Monday, November 15, 2010

A 15 minute Workout fit for medical residents

We preach to our patients on a daily basis that an exercise regimen is an essential element to living a healthy life. I have partnered with my good friend and fitness model Amanda Russell to bring easy to do workouts to the medical community. Having competed in marathons and triathlons prior to residency, I know find that my workout is the first thing to go on an extensive to do list (on my days outside of the hospital). I no longer have time for the endurance workouts I have done in the past. Amanda's entire fitness message (The AR Program) is about achieving a runner's body without running all the miles.  Having worked out with her on many occasions I have come to agree with her vision of quality over quantity. Check out this video on a 15 minute rejuvination workout, that any resident can make time for. Also check out her website at Glad to have a workout that can keep me and my HOSPITALstyle in shape. Thanks Amanda!

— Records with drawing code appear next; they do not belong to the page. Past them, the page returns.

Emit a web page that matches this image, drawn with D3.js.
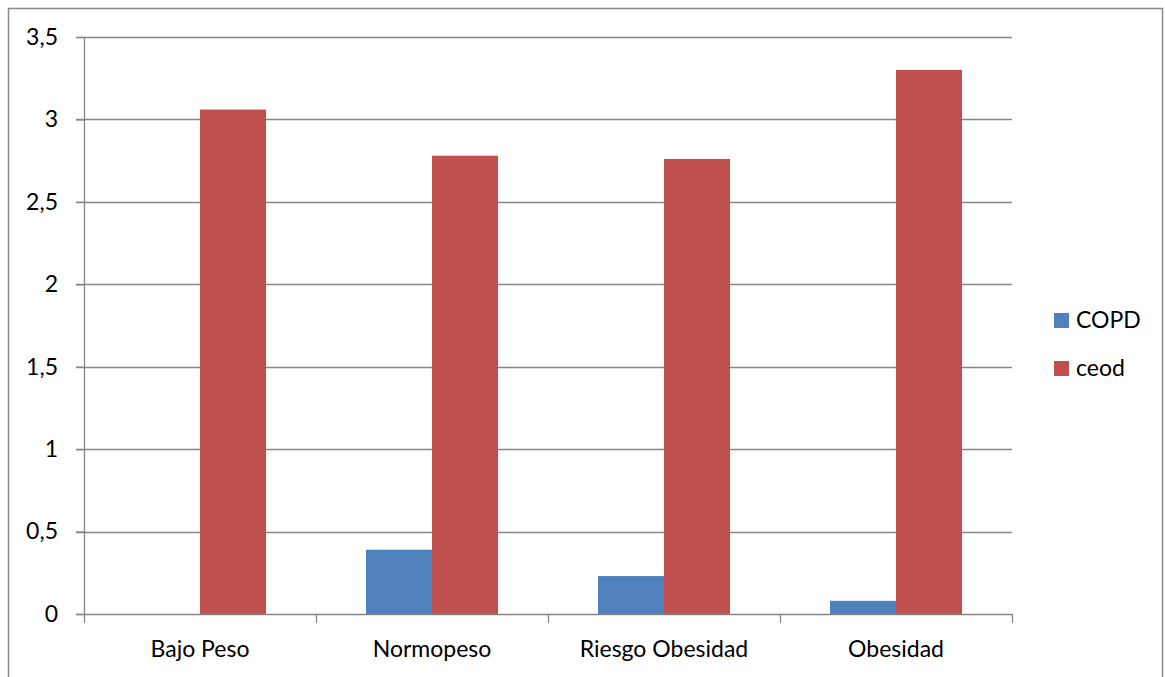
<!DOCTYPE html>
<html><head><meta charset="utf-8">
<script src="https://cdn.jsdelivr.net/npm/d3@7"></script>
<style>body{margin:0;background:#fff;}svg{display:block;font-family:Lato,"Open Sans",sans-serif;}</style>
</head><body>
<svg id="c" width="1165" height="677"></svg>
<script>
const categories = ["Bajo Peso", "Normopeso", "Riesgo Obesidad", "Obesidad"];
const seriesNames = ["COPD", "ceod"];
const copd = [0, 0.39, 0.23, 0.08];
const ceod = [3.06, 2.78, 2.76, 3.30];
const yTicks = [0, 0.5, 1, 1.5, 2, 2.5, 3, 3.5];
const colors = ["#4F81BD", "#C0504D"];
const FS = 23;

const svg = d3.select("#c");
// outer frame
svg.append("rect").attr("x", 8.5).attr("y", 8.5).attr("width", 1154).attr("height", 700)
  .attr("fill", "none").attr("stroke", "#888").attr("stroke-width", 1.5);

const L = 84, R = 1012, T = 37, B = 614;
const x = d3.scaleBand().domain(categories).range([L, R]).paddingInner(0).paddingOuter(0);
const y = d3.scaleLinear().domain([0, 3.5]).range([B, T]);
const inner = d3.scaleBand().domain(seriesNames).range([50, x.bandwidth() - 50]).paddingInner(0).paddingOuter(0);

// gridlines
svg.append("g").selectAll("line").data(yTicks.filter(d => d > 0)).join("line")
  .attr("x1", L - 8).attr("x2", R).attr("y1", d => Math.round(y(d)) + 0.5).attr("y2", d => Math.round(y(d)) + 0.5)
  .attr("stroke", "#868686").attr("stroke-width", 1.3);

// bars
const data = categories.map((c, i) => ({c, vals: [copd[i], ceod[i]]}));
const g = svg.append("g").selectAll("g").data(data).join("g")
  .attr("transform", d => `translate(${x(d.c)},0)`);
g.selectAll("rect").data(d => d.vals.map((v, j) => ({v, s: seriesNames[j], j}))).join("rect")
  .attr("x", d => inner(d.s)).attr("width", inner.bandwidth())
  .attr("y", d => y(d.v)).attr("height", d => y(0) - y(d.v))
  .attr("fill", d => colors[d.j]);

// y axis
const ya = d3.axisLeft(y).tickValues(yTicks).tickSize(8).tickPadding(18)
  .tickFormat(d => String(d).replace(".", ","));
const yg = svg.append("g").attr("transform", `translate(${L},0)`).call(ya);
yg.select(".domain").attr("stroke", "#868686").attr("stroke-width", 1.3).attr("d", `M0.5,${T}V${B}`);
yg.selectAll(".tick line").attr("stroke", "#868686").attr("stroke-width", 1.3);
yg.selectAll("text").attr("font-size", FS).attr("fill", "#000").attr("font-family", "Lato,'Open Sans',sans-serif");

// x axis
const xa = d3.axisBottom(x).tickSize(0).tickPadding(43);
const xg = svg.append("g").attr("transform", `translate(0,${B})`).call(xa);
xg.select(".domain").attr("stroke", "#868686").attr("stroke-width", 1.3).attr("d", `M${L - 8},0.5H${R}`);
xg.selectAll("text").attr("font-size", FS).attr("fill", "#000").attr("dy", 0).attr("font-family", "Lato,'Open Sans',sans-serif");
// category boundary ticks
svg.append("g").selectAll("line").data(d3.range(categories.length + 1)).join("line")
  .attr("x1", i => Math.round(L + i * x.bandwidth()) + 0.5).attr("x2", i => Math.round(L + i * x.bandwidth()) + 0.5)
  .attr("y1", B).attr("y2", B + 9).attr("stroke", "#868686").attr("stroke-width", 1.3);

// legend
const lg = svg.append("g").selectAll("g").data(seriesNames).join("g")
  .attr("transform", (d, i) => `translate(1054,${313 + i * 48})`);
lg.append("rect").attr("width", 15).attr("height", 15).attr("fill", (d, i) => colors[i]);
lg.append("text").attr("x", 22).attr("y", 15).attr("font-size", FS).attr("fill", "#000").text(d => d);
</script>
</body></html>
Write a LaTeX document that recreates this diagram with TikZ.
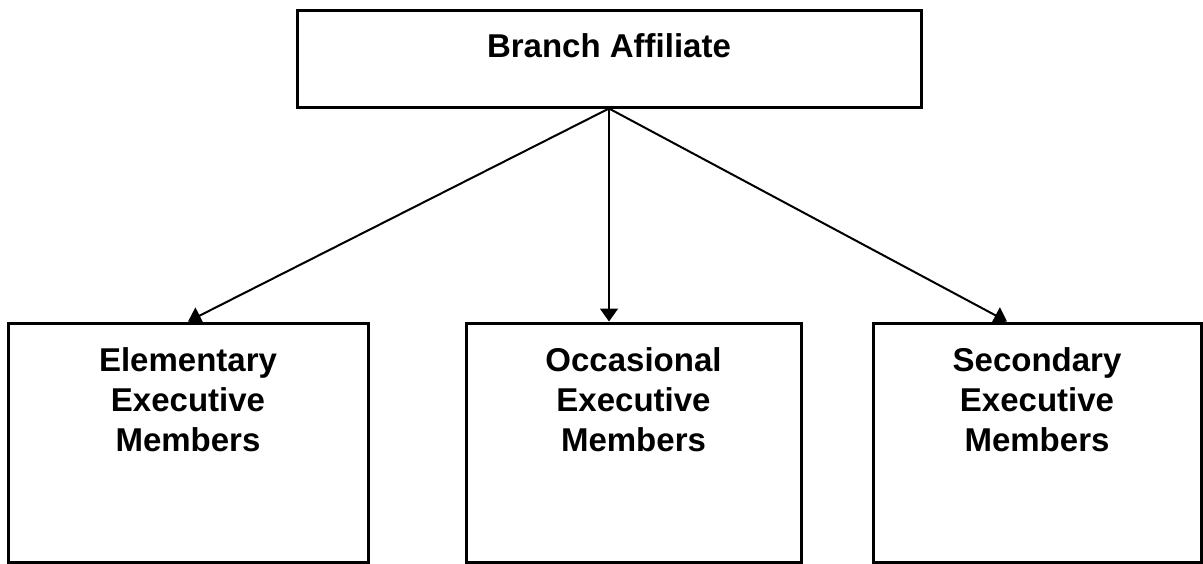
\documentclass[tikz,border=0pt]{standalone}
\usepackage{fontspec}
\setmainfont{Liberation Sans}
\usetikzlibrary{positioning,arrows.meta}

\begin{document}
\begin{tikzpicture}[x=0.5pt,y=-0.5pt]
\path[use as bounding box] (0,0) rectangle (1203,563);

\tikzset{box/.style={draw,line width=1.5pt,inner sep=0pt},
         boxtext/.style={align=center,inner sep=0pt,
                         font=\bfseries\fontsize{16.5}{20}\selectfont},
         link/.style={line width=1pt,-{Triangle[length=6.5pt,width=9pt]}}}

\node[box,minimum width=312pt,minimum height=48.5pt] (top) at (609,58.5) {};
\node[boxtext,anchor=base] (toptext) at (609,57) {Branch Affiliate};

\node[box,minimum width=180pt,minimum height=119.5pt] (elem) at (188,442.5) {};
\node[box,minimum width=167.5pt,minimum height=119.5pt] (occ) at (633.5,442.5) {};
\node[box,minimum width=164pt,minimum height=119.5pt] (sec) at (1037,442.5) {};

\node[boxtext,below=13pt of elem.north] (elemtext) {Elementary\\Executive\\Members};
\node[boxtext,below=13pt of occ.north] (occtext) {Occasional\\Executive\\Members};
\node[boxtext,below=13pt of sec.north] (sectext) {Secondary\\Executive\\Members};

% arrow tips
\coordinate (occtip) at (top.south |- occ.north);
\coordinate[xshift=-15pt] (sectip) at (sec.north);

\draw[link] (top.south) -- (elem.north);
\draw[link] (top.south) -- (occtip);
\draw[link] (top.south) -- (sectip);
\end{tikzpicture}
\end{document}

Thursday, November 4, 2010

5 Tips for Marathon Day

It is marathon week in New York City. The banners are hung. The race route scouted out. The city of New York is ready to welcome thousands of international runners and spectators. I will be working the medical tent at mile 24, so if you are around please come say hello! Having run the marathon in the past I have 5 tips for a successful and healthy marathon.

1. Avoid NSAIDS (like ibuprofen) which can precipitate electrolyte imbalances during high endurance athletic events.

2. Drink no more than 1 cup of a sodium containing sports drink every 20 minutes to avoid hyer-hydration and hyponatremia (low sodium) see attached post:

3. Pace yourself the first 13 miles (run slower than you feel you can, the good race depends on the second half). There are often pace bands that you can keep on your wrist and check each mile marker.

4. Increase salt intake 3 days prior to race (unless you have high blood pressure). Bring a packet of salt to take around mile 20 to prevent muscle cramping. You can pick this up at any local fast food establishment, or deli around the city.

5. Keep warm before the race. There is an area to throw off your extra layers at the start and they then donate these items to charity. Stay warm. Help others.

On marathon Sunday in NYC the best parts of the city are on display. It's sense of community. It's energy. It's inherent value of achievement.  It's beauty.  Run hard. Run fast. I will be there cheering you on!

Wednesday, November 3, 2010

Why higher suicide rates in Medicine?

There was a recent article published in the NY Times about the increased risk of suicide in medical students and doctors.

This article displays the EXACT reason why I started this blog about healthcare lifestyle. The truth is we need it. We need balance.  There is an interesting dichotomy that while we are devoted to others, we often forget to take care of ourselves.  The stressors we face on a daily basis constitute a psych consult for ourselves.  However, there are many colleagues who are experiencing the same situations day in and day out to whom we can turn if needed.

Ever since reading this article, I am not quite sure (having been/going through) the process of the cause of this increased risk of suicide in doctors.  I have seen burn out, but I have also seen some of the most committed, driven, and intelligent people I have ever met who meet obstacle after case after problem with a calm demeanor.  Perhaps it is not the type of people, but the process which entails hours of isolated study, numerous examinations and continuous evaluation until your 30's, lots of medical student debt that continues to accrue despite earning probably less than minimum wage throughout residency, meanwhile managing your patient's emotions, sickness, and death along the way. 

Medicine is a field in which we need to prove ourselves over and over day in and day out.  There is always a looming lawsuit around every corner.  Our hours are irregular and often offset from the rest of the workforce.  Despite all these things, the type A personality, who is achievement driven can escape victorious in having conquered all of the aforementioned demons along the way of becoming a doctor.  And I truly believe that it is worth it. Maybe that means I am crazy, or maybe it means that I believe in the true value and calling of what our profession stands for and strives for.  Maybe the arduous road is to weed out those who do not belong among us, but at what cost? I think that we must do more for eachother.  We as doctors need to figure out why our suicide rates are higher and we must do something about it. Now! We cannot spare another colleague's death.